"""
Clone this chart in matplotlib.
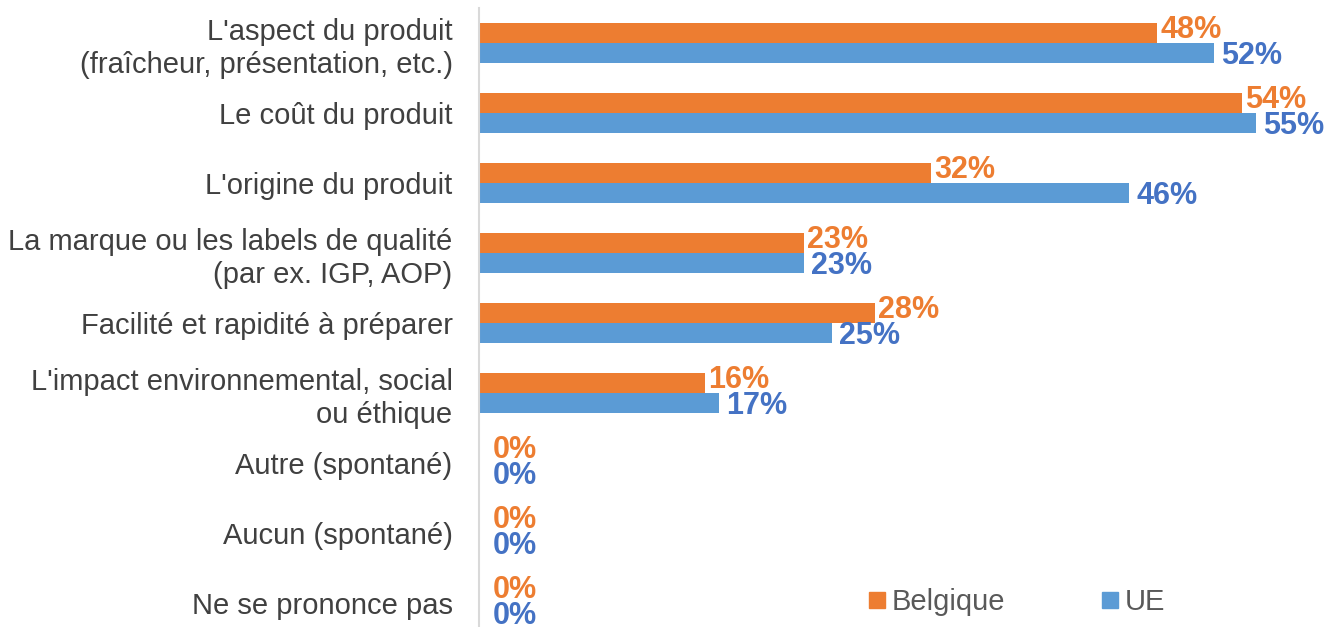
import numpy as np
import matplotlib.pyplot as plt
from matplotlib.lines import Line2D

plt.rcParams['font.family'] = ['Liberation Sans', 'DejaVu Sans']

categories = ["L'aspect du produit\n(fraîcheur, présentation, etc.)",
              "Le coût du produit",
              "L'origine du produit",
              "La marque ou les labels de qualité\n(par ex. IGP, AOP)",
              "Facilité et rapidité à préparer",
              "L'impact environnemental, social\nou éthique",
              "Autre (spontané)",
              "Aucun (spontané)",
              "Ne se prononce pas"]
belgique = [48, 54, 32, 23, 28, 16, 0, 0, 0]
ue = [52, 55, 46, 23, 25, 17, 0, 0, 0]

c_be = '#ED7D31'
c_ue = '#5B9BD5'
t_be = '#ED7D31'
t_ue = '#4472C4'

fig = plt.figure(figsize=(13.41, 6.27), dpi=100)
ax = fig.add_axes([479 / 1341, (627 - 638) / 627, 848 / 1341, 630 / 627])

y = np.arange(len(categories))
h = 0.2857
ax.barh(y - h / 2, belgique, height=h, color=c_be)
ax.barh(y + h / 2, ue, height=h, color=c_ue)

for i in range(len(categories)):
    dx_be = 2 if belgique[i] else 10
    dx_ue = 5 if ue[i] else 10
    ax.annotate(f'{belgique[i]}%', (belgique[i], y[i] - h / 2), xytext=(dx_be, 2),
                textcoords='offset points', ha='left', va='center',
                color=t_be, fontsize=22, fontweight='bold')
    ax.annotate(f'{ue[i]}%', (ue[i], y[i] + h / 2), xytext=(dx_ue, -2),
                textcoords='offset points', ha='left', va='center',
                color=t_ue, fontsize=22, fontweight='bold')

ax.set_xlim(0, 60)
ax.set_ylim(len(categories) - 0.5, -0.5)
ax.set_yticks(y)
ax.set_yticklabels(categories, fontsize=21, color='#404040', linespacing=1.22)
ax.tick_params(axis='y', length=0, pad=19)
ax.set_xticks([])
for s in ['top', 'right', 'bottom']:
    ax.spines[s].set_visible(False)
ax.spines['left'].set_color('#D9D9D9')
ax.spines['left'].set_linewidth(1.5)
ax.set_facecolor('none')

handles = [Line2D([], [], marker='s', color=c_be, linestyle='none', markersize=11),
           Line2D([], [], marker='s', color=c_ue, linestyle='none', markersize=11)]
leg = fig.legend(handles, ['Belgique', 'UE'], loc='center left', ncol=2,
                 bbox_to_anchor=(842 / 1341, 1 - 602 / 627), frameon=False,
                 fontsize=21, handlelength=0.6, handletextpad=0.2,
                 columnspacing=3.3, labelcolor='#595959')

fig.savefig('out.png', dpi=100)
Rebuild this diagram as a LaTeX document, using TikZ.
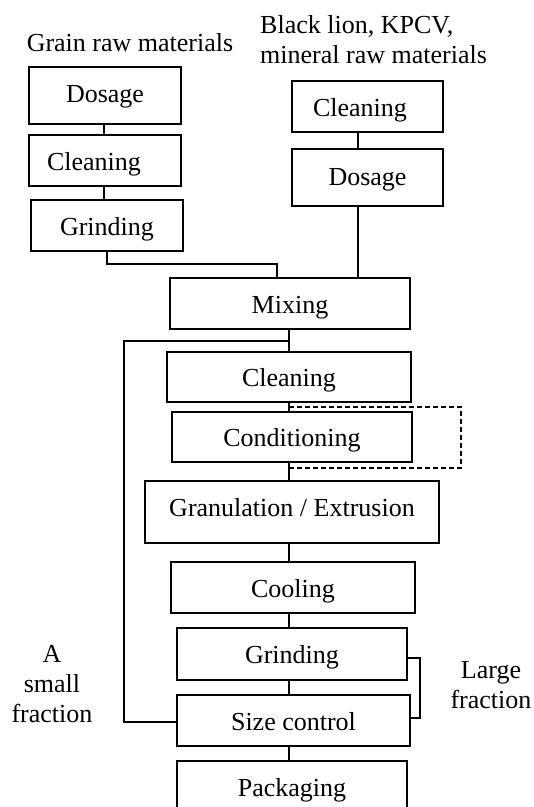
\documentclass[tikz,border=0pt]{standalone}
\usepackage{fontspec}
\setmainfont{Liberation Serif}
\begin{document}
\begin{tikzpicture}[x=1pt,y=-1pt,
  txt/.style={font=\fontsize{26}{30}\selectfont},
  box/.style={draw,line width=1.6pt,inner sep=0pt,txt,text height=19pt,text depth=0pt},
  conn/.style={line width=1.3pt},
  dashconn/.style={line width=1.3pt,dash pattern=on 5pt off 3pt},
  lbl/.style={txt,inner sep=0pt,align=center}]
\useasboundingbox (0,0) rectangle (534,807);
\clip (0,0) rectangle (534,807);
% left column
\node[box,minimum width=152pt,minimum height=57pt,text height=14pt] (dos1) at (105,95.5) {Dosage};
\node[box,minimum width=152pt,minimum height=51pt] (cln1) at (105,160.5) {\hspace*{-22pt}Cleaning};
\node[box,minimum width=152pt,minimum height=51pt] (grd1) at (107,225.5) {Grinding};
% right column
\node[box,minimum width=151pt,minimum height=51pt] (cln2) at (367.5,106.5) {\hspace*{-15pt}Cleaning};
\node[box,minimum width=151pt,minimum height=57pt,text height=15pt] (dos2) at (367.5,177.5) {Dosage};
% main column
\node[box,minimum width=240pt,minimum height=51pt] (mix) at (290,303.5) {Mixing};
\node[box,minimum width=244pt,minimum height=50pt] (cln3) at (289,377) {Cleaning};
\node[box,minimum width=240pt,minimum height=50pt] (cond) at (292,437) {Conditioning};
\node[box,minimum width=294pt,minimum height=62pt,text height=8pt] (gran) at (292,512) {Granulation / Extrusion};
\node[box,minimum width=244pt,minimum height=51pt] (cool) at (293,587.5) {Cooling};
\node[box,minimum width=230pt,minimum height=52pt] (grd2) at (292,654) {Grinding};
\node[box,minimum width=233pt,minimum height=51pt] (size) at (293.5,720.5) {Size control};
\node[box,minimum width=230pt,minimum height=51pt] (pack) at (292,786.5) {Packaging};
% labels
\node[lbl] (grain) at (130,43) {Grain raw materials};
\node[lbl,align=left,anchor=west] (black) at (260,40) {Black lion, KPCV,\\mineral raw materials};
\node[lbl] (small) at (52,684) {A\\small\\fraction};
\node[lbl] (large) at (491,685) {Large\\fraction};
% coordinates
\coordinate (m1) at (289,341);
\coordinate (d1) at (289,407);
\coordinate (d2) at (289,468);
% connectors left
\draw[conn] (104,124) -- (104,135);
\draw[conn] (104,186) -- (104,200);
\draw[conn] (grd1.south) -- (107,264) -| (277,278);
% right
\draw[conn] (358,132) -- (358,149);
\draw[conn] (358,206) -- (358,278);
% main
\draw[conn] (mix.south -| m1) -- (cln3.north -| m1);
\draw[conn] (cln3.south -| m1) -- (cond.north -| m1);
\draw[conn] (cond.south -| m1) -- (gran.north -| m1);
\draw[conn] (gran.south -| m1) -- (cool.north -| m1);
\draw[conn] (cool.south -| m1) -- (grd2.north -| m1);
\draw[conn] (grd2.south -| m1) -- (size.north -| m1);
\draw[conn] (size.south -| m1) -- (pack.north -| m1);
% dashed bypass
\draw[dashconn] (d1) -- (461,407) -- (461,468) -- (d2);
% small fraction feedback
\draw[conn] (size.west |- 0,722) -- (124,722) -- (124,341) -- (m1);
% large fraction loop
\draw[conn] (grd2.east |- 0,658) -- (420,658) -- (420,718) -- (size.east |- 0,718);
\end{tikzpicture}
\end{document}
"""
PROBLEM REQUIREMENTS
Reproduce every entry exactly, but omit each picture.

WORKED ANSWER
Clone this chart in matplotlib.
import numpy as np
import matplotlib.pyplot as plt
from matplotlib.lines import Line2D

plt.rcParams['font.family'] = ['Liberation Sans', 'DejaVu Sans']

categories = ["L'aspect du produit\n(fraîcheur, présentation, etc.)",
              "Le coût du produit",
              "L'origine du produit",
              "La marque ou les labels de qualité\n(par ex. IGP, AOP)",
              "Facilité et rapidité à préparer",
              "L'impact environnemental, social\nou éthique",
              "Autre (spontané)",
              "Aucun (spontané)",
              "Ne se prononce pas"]
belgique = [48, 54, 32, 23, 28, 16, 0, 0, 0]
ue = [52, 55, 46, 23, 25, 17, 0, 0, 0]

c_be = '#ED7D31'
c_ue = '#5B9BD5'
t_be = '#ED7D31'
t_ue = '#4472C4'

fig = plt.figure(figsize=(13.41, 6.27), dpi=100)
ax = fig.add_axes([479 / 1341, (627 - 638) / 627, 848 / 1341, 630 / 627])

y = np.arange(len(categories))
h = 0.2857
ax.barh(y - h / 2, belgique, height=h, color=c_be)
ax.barh(y + h / 2, ue, height=h, color=c_ue)

for i in range(len(categories)):
    dx_be = 2 if belgique[i] else 10
    dx_ue = 5 if ue[i] else 10
    ax.annotate(f'{belgique[i]}%', (belgique[i], y[i] - h / 2), xytext=(dx_be, 2),
                textcoords='offset points', ha='left', va='center',
                color=t_be, fontsize=22, fontweight='bold')
    ax.annotate(f'{ue[i]}%', (ue[i], y[i] + h / 2), xytext=(dx_ue, -2),
                textcoords='offset points', ha='left', va='center',
                color=t_ue, fontsize=22, fontweight='bold')

ax.set_xlim(0, 60)
ax.set_ylim(len(categories) - 0.5, -0.5)
ax.set_yticks(y)
ax.set_yticklabels(categories, fontsize=21, color='#404040', linespacing=1.22)
ax.tick_params(axis='y', length=0, pad=19)
ax.set_xticks([])
for s in ['top', 'right', 'bottom']:
    ax.spines[s].set_visible(False)
ax.spines['left'].set_color('#D9D9D9')
ax.spines['left'].set_linewidth(1.5)
ax.set_facecolor('none')

handles = [Line2D([], [], marker='s', color=c_be, linestyle='none', markersize=11),
           Line2D([], [], marker='s', color=c_ue, linestyle='none', markersize=11)]
leg = fig.legend(handles, ['Belgique', 'UE'], loc='center left', ncol=2,
                 bbox_to_anchor=(842 / 1341, 1 - 602 / 627), frameon=False,
                 fontsize=21, handlelength=0.6, handletextpad=0.2,
                 columnspacing=3.3, labelcolor='#595959')

fig.savefig('out.png', dpi=100)
Rebuild this diagram as a LaTeX document, using TikZ.
\documentclass[tikz,border=0pt]{standalone}
\usepackage{fontspec}
\setmainfont{Liberation Serif}
\begin{document}
\begin{tikzpicture}[x=1pt,y=-1pt,
  txt/.style={font=\fontsize{26}{30}\selectfont},
  box/.style={draw,line width=1.6pt,inner sep=0pt,txt,text height=19pt,text depth=0pt},
  conn/.style={line width=1.3pt},
  dashconn/.style={line width=1.3pt,dash pattern=on 5pt off 3pt},
  lbl/.style={txt,inner sep=0pt,align=center}]
\useasboundingbox (0,0) rectangle (534,807);
\clip (0,0) rectangle (534,807);
% left column
\node[box,minimum width=152pt,minimum height=57pt,text height=14pt] (dos1) at (105,95.5) {Dosage};
\node[box,minimum width=152pt,minimum height=51pt] (cln1) at (105,160.5) {\hspace*{-22pt}Cleaning};
\node[box,minimum width=152pt,minimum height=51pt] (grd1) at (107,225.5) {Grinding};
% right column
\node[box,minimum width=151pt,minimum height=51pt] (cln2) at (367.5,106.5) {\hspace*{-15pt}Cleaning};
\node[box,minimum width=151pt,minimum height=57pt,text height=15pt] (dos2) at (367.5,177.5) {Dosage};
% main column
\node[box,minimum width=240pt,minimum height=51pt] (mix) at (290,303.5) {Mixing};
\node[box,minimum width=244pt,minimum height=50pt] (cln3) at (289,377) {Cleaning};
\node[box,minimum width=240pt,minimum height=50pt] (cond) at (292,437) {Conditioning};
\node[box,minimum width=294pt,minimum height=62pt,text height=8pt] (gran) at (292,512) {Granulation / Extrusion};
\node[box,minimum width=244pt,minimum height=51pt] (cool) at (293,587.5) {Cooling};
\node[box,minimum width=230pt,minimum height=52pt] (grd2) at (292,654) {Grinding};
\node[box,minimum width=233pt,minimum height=51pt] (size) at (293.5,720.5) {Size control};
\node[box,minimum width=230pt,minimum height=51pt] (pack) at (292,786.5) {Packaging};
% labels
\node[lbl] (grain) at (130,43) {Grain raw materials};
\node[lbl,align=left,anchor=west] (black) at (260,40) {Black lion, KPCV,\\mineral raw materials};
\node[lbl] (small) at (52,684) {A\\small\\fraction};
\node[lbl] (large) at (491,685) {Large\\fraction};
% coordinates
\coordinate (m1) at (289,341);
\coordinate (d1) at (289,407);
\coordinate (d2) at (289,468);
% connectors left
\draw[conn] (104,124) -- (104,135);
\draw[conn] (104,186) -- (104,200);
\draw[conn] (grd1.south) -- (107,264) -| (277,278);
% right
\draw[conn] (358,132) -- (358,149);
\draw[conn] (358,206) -- (358,278);
% main
\draw[conn] (mix.south -| m1) -- (cln3.north -| m1);
\draw[conn] (cln3.south -| m1) -- (cond.north -| m1);
\draw[conn] (cond.south -| m1) -- (gran.north -| m1);
\draw[conn] (gran.south -| m1) -- (cool.north -| m1);
\draw[conn] (cool.south -| m1) -- (grd2.north -| m1);
\draw[conn] (grd2.south -| m1) -- (size.north -| m1);
\draw[conn] (size.south -| m1) -- (pack.north -| m1);
% dashed bypass
\draw[dashconn] (d1) -- (461,407) -- (461,468) -- (d2);
% small fraction feedback
\draw[conn] (size.west |- 0,722) -- (124,722) -- (124,341) -- (m1);
% large fraction loop
\draw[conn] (grd2.east |- 0,658) -- (420,658) -- (420,718) -- (size.east |- 0,718);
\end{tikzpicture}
\end{document}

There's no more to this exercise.